▶ _Written request_: Under this line sits a listing. Repeat exactly and only its lines from the one holding "Generate a component" through the one holding "const TICK_LEN = 19;"; skip pictures.

▶ _Entries provided_:
┌──
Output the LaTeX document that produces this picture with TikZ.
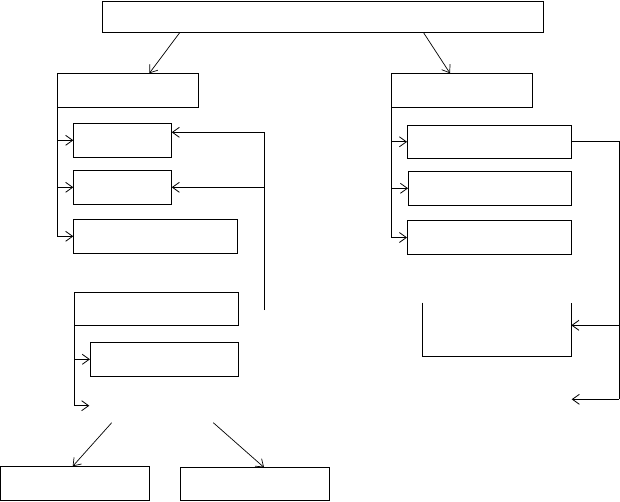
└──
┌──
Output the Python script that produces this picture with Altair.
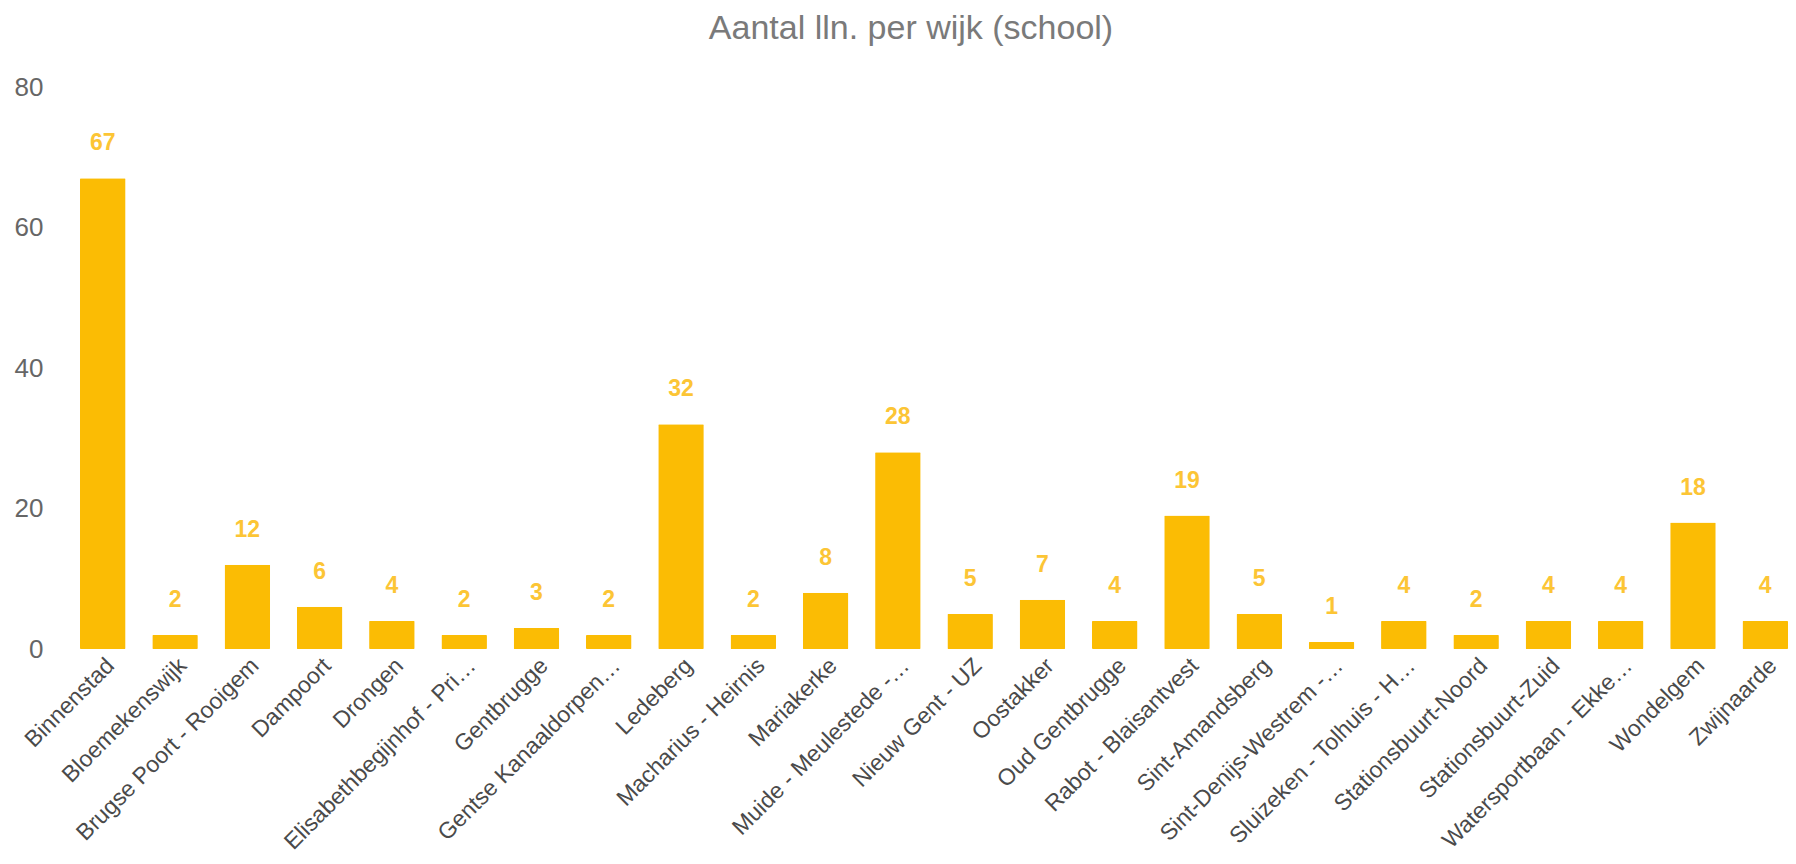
└──
┌──
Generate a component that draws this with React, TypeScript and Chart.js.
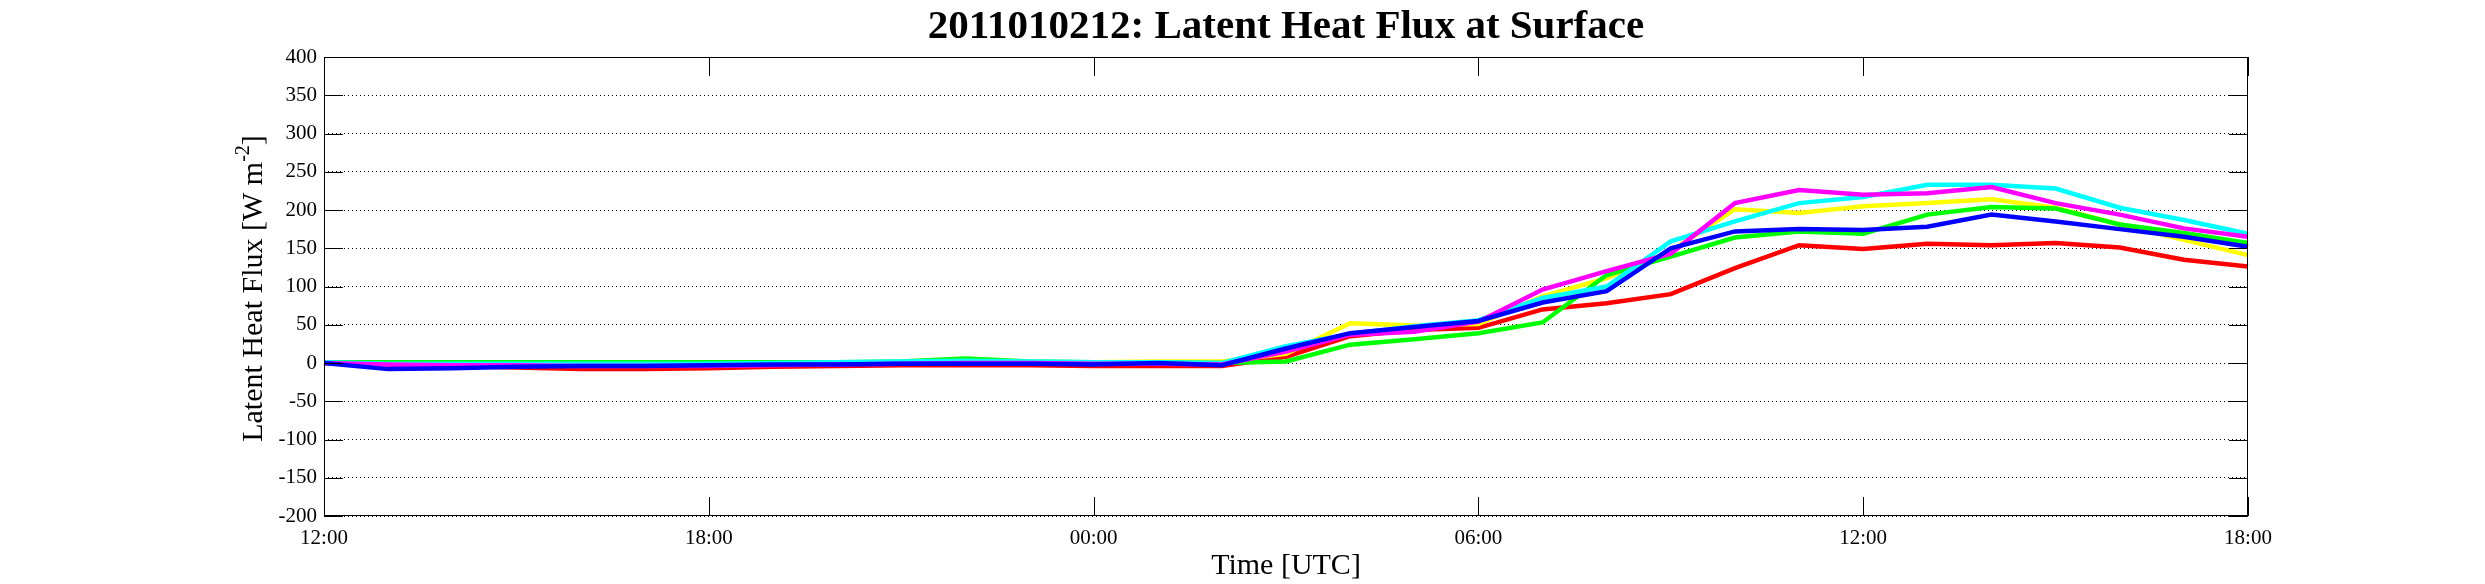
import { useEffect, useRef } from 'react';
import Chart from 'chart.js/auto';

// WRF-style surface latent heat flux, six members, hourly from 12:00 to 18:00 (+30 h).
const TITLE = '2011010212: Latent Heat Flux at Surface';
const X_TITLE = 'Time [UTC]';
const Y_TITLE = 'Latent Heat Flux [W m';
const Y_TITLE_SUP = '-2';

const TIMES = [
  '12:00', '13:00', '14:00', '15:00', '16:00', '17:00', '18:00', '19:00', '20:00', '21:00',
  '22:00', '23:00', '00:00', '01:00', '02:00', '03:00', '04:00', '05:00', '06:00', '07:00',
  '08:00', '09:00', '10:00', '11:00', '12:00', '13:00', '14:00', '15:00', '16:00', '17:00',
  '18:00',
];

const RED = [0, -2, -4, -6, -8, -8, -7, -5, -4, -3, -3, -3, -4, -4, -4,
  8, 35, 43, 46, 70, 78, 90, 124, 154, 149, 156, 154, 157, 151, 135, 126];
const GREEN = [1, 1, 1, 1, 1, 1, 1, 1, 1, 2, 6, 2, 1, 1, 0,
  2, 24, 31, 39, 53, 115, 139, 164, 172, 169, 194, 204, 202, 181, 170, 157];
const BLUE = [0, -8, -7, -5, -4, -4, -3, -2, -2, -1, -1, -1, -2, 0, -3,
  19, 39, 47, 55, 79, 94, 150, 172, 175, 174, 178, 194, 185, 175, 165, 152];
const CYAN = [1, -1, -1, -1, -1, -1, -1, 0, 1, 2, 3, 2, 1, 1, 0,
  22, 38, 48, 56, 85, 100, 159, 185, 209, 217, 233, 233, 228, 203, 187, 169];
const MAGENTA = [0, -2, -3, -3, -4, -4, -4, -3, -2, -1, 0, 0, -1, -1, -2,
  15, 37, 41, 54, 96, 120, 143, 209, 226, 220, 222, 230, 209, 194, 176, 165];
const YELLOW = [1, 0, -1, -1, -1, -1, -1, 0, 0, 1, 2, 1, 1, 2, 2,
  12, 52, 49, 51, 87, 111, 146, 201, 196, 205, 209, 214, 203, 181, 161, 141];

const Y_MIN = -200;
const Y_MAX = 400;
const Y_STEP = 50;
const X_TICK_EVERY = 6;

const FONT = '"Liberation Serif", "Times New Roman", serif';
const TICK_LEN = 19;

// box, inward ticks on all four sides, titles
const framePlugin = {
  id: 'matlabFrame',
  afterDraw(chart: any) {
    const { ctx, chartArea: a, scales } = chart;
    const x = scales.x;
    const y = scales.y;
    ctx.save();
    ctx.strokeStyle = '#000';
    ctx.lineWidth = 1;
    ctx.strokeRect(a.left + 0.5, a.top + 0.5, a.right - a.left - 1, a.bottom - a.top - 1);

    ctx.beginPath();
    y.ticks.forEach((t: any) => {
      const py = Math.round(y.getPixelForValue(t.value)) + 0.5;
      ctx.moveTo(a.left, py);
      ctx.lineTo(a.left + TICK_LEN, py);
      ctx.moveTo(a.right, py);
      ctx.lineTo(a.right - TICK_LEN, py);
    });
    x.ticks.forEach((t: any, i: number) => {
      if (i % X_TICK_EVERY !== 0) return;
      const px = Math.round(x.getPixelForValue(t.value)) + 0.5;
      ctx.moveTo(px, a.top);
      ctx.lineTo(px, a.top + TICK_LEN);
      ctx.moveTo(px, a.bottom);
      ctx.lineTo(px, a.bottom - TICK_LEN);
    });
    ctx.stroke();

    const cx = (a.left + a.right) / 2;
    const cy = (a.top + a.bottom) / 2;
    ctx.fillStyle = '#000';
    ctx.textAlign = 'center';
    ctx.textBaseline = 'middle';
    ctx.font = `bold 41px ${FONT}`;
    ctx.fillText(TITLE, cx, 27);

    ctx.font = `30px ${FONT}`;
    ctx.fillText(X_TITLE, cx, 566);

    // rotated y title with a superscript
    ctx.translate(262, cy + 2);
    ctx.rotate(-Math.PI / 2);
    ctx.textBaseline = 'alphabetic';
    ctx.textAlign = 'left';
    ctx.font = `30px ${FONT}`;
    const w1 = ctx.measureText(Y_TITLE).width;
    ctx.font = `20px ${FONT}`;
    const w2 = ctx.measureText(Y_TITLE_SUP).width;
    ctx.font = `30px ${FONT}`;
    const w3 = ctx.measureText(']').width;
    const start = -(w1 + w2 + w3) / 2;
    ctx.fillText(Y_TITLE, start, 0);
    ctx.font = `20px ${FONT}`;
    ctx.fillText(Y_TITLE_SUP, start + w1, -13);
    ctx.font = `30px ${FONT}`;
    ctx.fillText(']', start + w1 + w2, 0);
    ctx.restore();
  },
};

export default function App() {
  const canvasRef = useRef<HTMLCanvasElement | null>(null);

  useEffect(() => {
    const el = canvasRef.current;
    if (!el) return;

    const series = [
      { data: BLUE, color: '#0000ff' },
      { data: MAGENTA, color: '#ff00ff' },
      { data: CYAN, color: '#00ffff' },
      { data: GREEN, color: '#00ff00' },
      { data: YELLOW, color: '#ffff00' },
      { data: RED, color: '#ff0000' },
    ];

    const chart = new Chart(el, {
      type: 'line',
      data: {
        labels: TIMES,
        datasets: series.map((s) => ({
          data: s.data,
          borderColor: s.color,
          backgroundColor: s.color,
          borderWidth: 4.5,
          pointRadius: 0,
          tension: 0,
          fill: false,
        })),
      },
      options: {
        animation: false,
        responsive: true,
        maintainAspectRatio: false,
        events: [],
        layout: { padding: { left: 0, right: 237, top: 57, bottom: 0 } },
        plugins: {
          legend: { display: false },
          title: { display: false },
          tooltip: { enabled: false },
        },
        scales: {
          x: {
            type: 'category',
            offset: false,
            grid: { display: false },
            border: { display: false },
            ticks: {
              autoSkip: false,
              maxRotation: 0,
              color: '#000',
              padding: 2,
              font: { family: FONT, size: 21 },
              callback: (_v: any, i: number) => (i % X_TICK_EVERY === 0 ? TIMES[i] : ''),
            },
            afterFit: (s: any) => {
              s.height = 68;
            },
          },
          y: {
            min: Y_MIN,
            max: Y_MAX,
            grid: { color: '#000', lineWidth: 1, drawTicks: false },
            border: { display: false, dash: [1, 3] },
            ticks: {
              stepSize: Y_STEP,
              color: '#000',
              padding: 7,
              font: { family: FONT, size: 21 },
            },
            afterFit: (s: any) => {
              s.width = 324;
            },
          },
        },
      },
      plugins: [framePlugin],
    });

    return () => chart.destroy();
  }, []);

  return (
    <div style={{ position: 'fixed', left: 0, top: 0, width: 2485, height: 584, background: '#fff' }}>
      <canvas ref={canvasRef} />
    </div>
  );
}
└──
▶ _Solution to this exercise_:
Generate a component that draws this with React, TypeScript and Chart.js.
import { useEffect, useRef } from 'react';
import Chart from 'chart.js/auto';

// WRF-style surface latent heat flux, six members, hourly from 12:00 to 18:00 (+30 h).
const TITLE = '2011010212: Latent Heat Flux at Surface';
const X_TITLE = 'Time [UTC]';
const Y_TITLE = 'Latent Heat Flux [W m';
const Y_TITLE_SUP = '-2';

const TIMES = [
  '12:00', '13:00', '14:00', '15:00', '16:00', '17:00', '18:00', '19:00', '20:00', '21:00',
  '22:00', '23:00', '00:00', '01:00', '02:00', '03:00', '04:00', '05:00', '06:00', '07:00',
  '08:00', '09:00', '10:00', '11:00', '12:00', '13:00', '14:00', '15:00', '16:00', '17:00',
  '18:00',
];

const RED = [0, -2, -4, -6, -8, -8, -7, -5, -4, -3, -3, -3, -4, -4, -4,
  8, 35, 43, 46, 70, 78, 90, 124, 154, 149, 156, 154, 157, 151, 135, 126];
const GREEN = [1, 1, 1, 1, 1, 1, 1, 1, 1, 2, 6, 2, 1, 1, 0,
  2, 24, 31, 39, 53, 115, 139, 164, 172, 169, 194, 204, 202, 181, 170, 157];
const BLUE = [0, -8, -7, -5, -4, -4, -3, -2, -2, -1, -1, -1, -2, 0, -3,
  19, 39, 47, 55, 79, 94, 150, 172, 175, 174, 178, 194, 185, 175, 165, 152];
const CYAN = [1, -1, -1, -1, -1, -1, -1, 0, 1, 2, 3, 2, 1, 1, 0,
  22, 38, 48, 56, 85, 100, 159, 185, 209, 217, 233, 233, 228, 203, 187, 169];
const MAGENTA = [0, -2, -3, -3, -4, -4, -4, -3, -2, -1, 0, 0, -1, -1, -2,
  15, 37, 41, 54, 96, 120, 143, 209, 226, 220, 222, 230, 209, 194, 176, 165];
const YELLOW = [1, 0, -1, -1, -1, -1, -1, 0, 0, 1, 2, 1, 1, 2, 2,
  12, 52, 49, 51, 87, 111, 146, 201, 196, 205, 209, 214, 203, 181, 161, 141];

const Y_MIN = -200;
const Y_MAX = 400;
const Y_STEP = 50;
const X_TICK_EVERY = 6;

const FONT = '"Liberation Serif", "Times New Roman", serif';
const TICK_LEN = 19;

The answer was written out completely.